* Work to do *
Filter the listing and keep only the lines with the word "React".

------ Provided data ------

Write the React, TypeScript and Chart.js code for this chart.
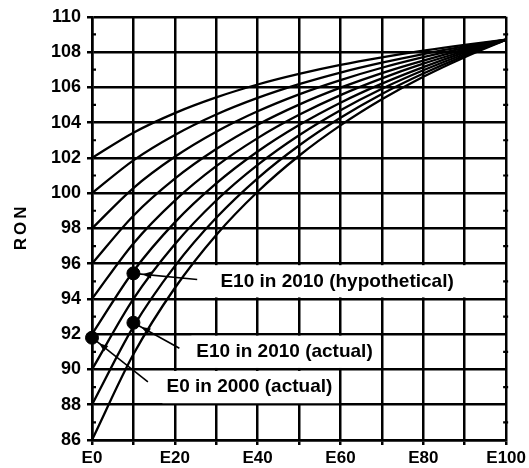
import React, { useEffect, useRef } from "react";
import { Chart, registerables } from "chart.js";

Chart.register(...registerables);

// Ethanol content (vol %) – x categories
const ethanolPct = [0, 10, 20, 30, 40, 50, 60, 70, 80, 90, 100];

// RON curves, one per base-gasoline RON
const ron86 = [86, 90.86, 94.62, 97.63, 100.08, 102.12, 103.84, 105.32, 106.6, 107.71, 108.7];
const ron88 = [88, 92.43, 95.86, 98.6, 100.84, 102.7, 104.27, 105.62, 106.78, 107.8, 108.7];
const ron90 = [90, 94.0, 97.1, 99.58, 101.6, 103.28, 104.7, 105.92, 106.97, 107.89, 108.7];
const ron92 = [92, 95.57, 98.34, 100.55, 102.36, 103.86, 105.13, 106.21, 107.15, 107.98, 108.7];
const ron94 = [94, 97.15, 99.58, 101.53, 103.12, 104.44, 105.56, 106.51, 107.34, 108.06, 108.7];
const ron96 = [96, 98.72, 100.82, 102.5, 103.88, 105.02, 105.98, 106.81, 107.52, 108.15, 108.7];
const ron98 = [98, 100.29, 102.06, 103.48, 104.64, 105.6, 106.41, 107.11, 107.71, 108.24, 108.7];
const ron100 = [100, 101.86, 103.3, 104.46, 105.4, 106.18, 106.84, 107.4, 107.89, 108.32, 108.7];
const ron102 = [102, 103.43, 104.54, 105.43, 106.16, 106.76, 107.27, 107.7, 108.08, 108.41, 108.7];

const curves = [ron86, ron88, ron90, ron92, ron94, ron96, ron98, ron100, ron102];

// Marked points
const markerE = [0, 10, 10];
const markerRON = [91.8, 95.45, 92.65];
const markerLabels = ["E0 in 2000 (actual)", "E10 in 2010 (hypothetical)", "E10 in 2010 (actual)"];

const yAxisTitle = "RON";

// Annotation placement (in data units)
const noteTextE = [18, 31, 25.2];
const noteTextRON = [89.0, 95.0, 91.0];
const noteLeadE = [13.5, 25.4, 21.1];
const noteLeadRON = [89.3, 95.1, 91.2];
const noteBoxFromE = [17, 28.5, 24];
const noteBoxToE = [59.6, 99.6, 69.6];
const noteBoxLowRON = [88, 94, 90];
const noteBoxHighRON = [90, 96, 92];

const FONT = "'Liberation Sans', Arial, sans-serif";

const notesPlugin = {
  id: "notes",
  beforeDatasetsDraw(chart: any) {
    const { ctx, scales, chartArea } = chart;
    const x = scales.x;
    const y = scales.y;
    ctx.save();
    // white label backgrounds hiding the vertical grid lines
    ctx.fillStyle = "#ffffff";
    for (let i = 0; i < markerLabels.length; i++) {
      const x0 = x.getPixelForValue(noteBoxFromE[i]);
      const x1 = x.getPixelForValue(noteBoxToE[i]);
      const yTop = y.getPixelForValue(noteBoxHighRON[i]) + 1.5;
      const yBot = y.getPixelForValue(noteBoxLowRON[i]) - 1.5;
      ctx.fillRect(x0, yTop, x1 - x0, yBot - yTop);
    }
    // minor ticks at odd RON values
    ctx.strokeStyle = "#000";
    ctx.lineWidth = 2.2;
    for (let v = 87; v < 110; v += 2) {
      const py = y.getPixelForValue(v);
      ctx.beginPath();
      ctx.moveTo(chartArea.left, py);
      ctx.lineTo(chartArea.left + 4, py);
      ctx.moveTo(chartArea.right - 3, py);
      ctx.lineTo(chartArea.right + 2, py);
      ctx.stroke();
    }
    // rotated y axis title with wide letter spacing
    ctx.save();
    ctx.translate(21.5, (chartArea.top + chartArea.bottom) / 2);
    ctx.rotate(-Math.PI / 2);
    ctx.font = `bold 17px ${FONT}`;
    try {
      (ctx as any).letterSpacing = "3px";
    } catch (e) {}
    ctx.fillStyle = "#000";
    ctx.textAlign = "center";
    ctx.textBaseline = "middle";
    ctx.fillText(yAxisTitle, 1.5, 0);
    ctx.restore();
    ctx.restore();
  },
  afterDatasetsDraw(chart: any) {
    const { ctx, scales } = chart;
    const x = scales.x;
    const y = scales.y;
    ctx.save();
    ctx.strokeStyle = "#000";
    ctx.fillStyle = "#000";
    ctx.lineWidth = 1.6;
    for (let i = 0; i < markerLabels.length; i++) {
      const sx = x.getPixelForValue(markerE[i]);
      const sy = y.getPixelForValue(markerRON[i]);
      const ex = x.getPixelForValue(noteLeadE[i]);
      const ey = y.getPixelForValue(noteLeadRON[i]);
      ctx.beginPath();
      ctx.moveTo(sx, sy);
      ctx.lineTo(ex, ey);
      ctx.stroke();
      // small arrow head pointing at the dot
      const ang = Math.atan2(sy - ey, sx - ex);
      const d = Math.hypot(sx - ex, sy - ey);
      const tipX = sx - Math.cos(ang) * 9;
      const tipY = sy - Math.sin(ang) * 9;
      const baseX = tipX - Math.cos(ang) * 9;
      const baseY = tipY - Math.sin(ang) * 9;
      if (d > 20) {
        ctx.beginPath();
        ctx.moveTo(tipX, tipY);
        ctx.lineTo(baseX + Math.sin(ang) * 3.5, baseY - Math.cos(ang) * 3.5);
        ctx.lineTo(baseX - Math.sin(ang) * 3.5, baseY + Math.cos(ang) * 3.5);
        ctx.closePath();
        ctx.fill();
      }
      ctx.font = `bold 19px ${FONT}`;
      ctx.textAlign = "left";
      ctx.textBaseline = "middle";
      ctx.fillText(markerLabels[i], x.getPixelForValue(noteTextE[i]), y.getPixelForValue(noteTextRON[i]));
    }
    ctx.restore();
  },
};

export default function App() {
  const ref = useRef<HTMLCanvasElement | null>(null);
  useEffect(() => {
    if (!ref.current) return;
    const datasets: any[] = curves.map((c) => ({
      type: "line",
      data: ethanolPct.map((e, i) => ({ x: e, y: c[i] })),
      borderColor: "#000",
      borderWidth: 2.3,
      pointRadius: 0,
      cubicInterpolationMode: "monotone",
      fill: false,
    }));
    datasets.push({
      type: "scatter",
      data: markerE.map((e, i) => ({ x: e, y: markerRON[i] })),
      backgroundColor: "#000",
      borderColor: "#000",
      pointRadius: 6.5,
      pointHoverRadius: 6.5,
      clip: false,
    });
    const chart = new Chart(ref.current, {
      type: "line",
      data: { datasets },
      plugins: [notesPlugin],
      options: {
        animation: false,
        responsive: false,
        events: [],
        layout: { padding: { top: 16, right: 19, left: 0, bottom: 0 } },
        plugins: { legend: { display: false }, tooltip: { enabled: false } },
        scales: {
          x: {
            type: "linear",
            min: 0,
            max: 100,
            afterFit: (s: any) => {
              s.height = 28;
            },
            ticks: {
              stepSize: 10,
              autoSkip: false,
              maxRotation: 0,
              padding: 3,
              color: "#000",
              font: { family: FONT, weight: "bold", size: 17 },
              callback: (v: any) => (Number(v) % 20 === 0 ? "E" + v : ""),
            },
            grid: { color: "#000", lineWidth: 2.5, tickLength: 5 },
            border: { color: "#000", width: 2.5 },
          },
          y: {
            type: "linear",
            min: 86,
            max: 110,
            afterFit: (s: any) => {
              s.width = 92;
            },
            ticks: {
              stepSize: 2,
              padding: 6,
              color: "#000",
              font: { family: FONT, weight: "bold", size: 18 },
            },
            grid: { color: "#000", lineWidth: 2.5, tickLength: 5 },
            border: { color: "#000", width: 2.5 },
          },
        },
      },
    });
    return () => chart.destroy();
  }, []);
  return (
    <div style={{ position: "fixed", left: 0, top: 0, width: 529, height: 468, background: "#fff" }}>
      <canvas ref={ref} width={529} height={468} style={{ display: "block" }} />
    </div>
  );
}
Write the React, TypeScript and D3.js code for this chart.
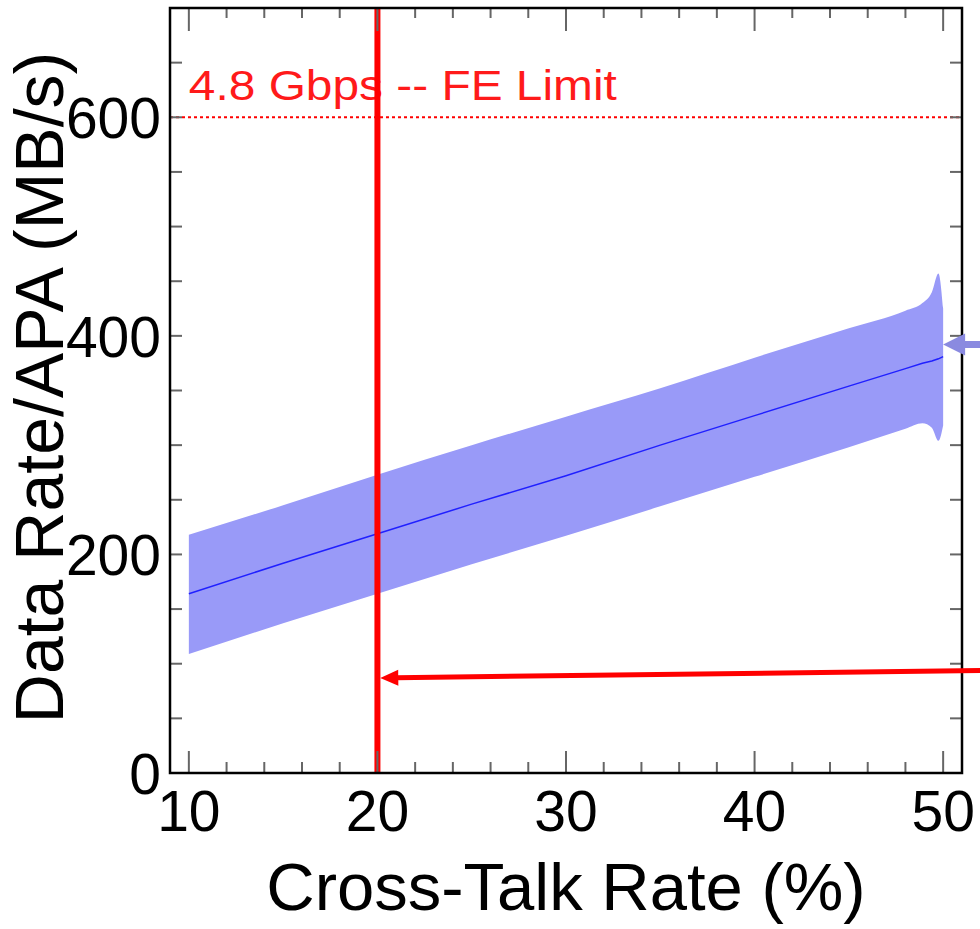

------

* Expected output *
Write the React, TypeScript and Chart.js code for this chart.
import React, { useEffect, useRef } from "react";
Write the React, TypeScript and D3.js code for this chart.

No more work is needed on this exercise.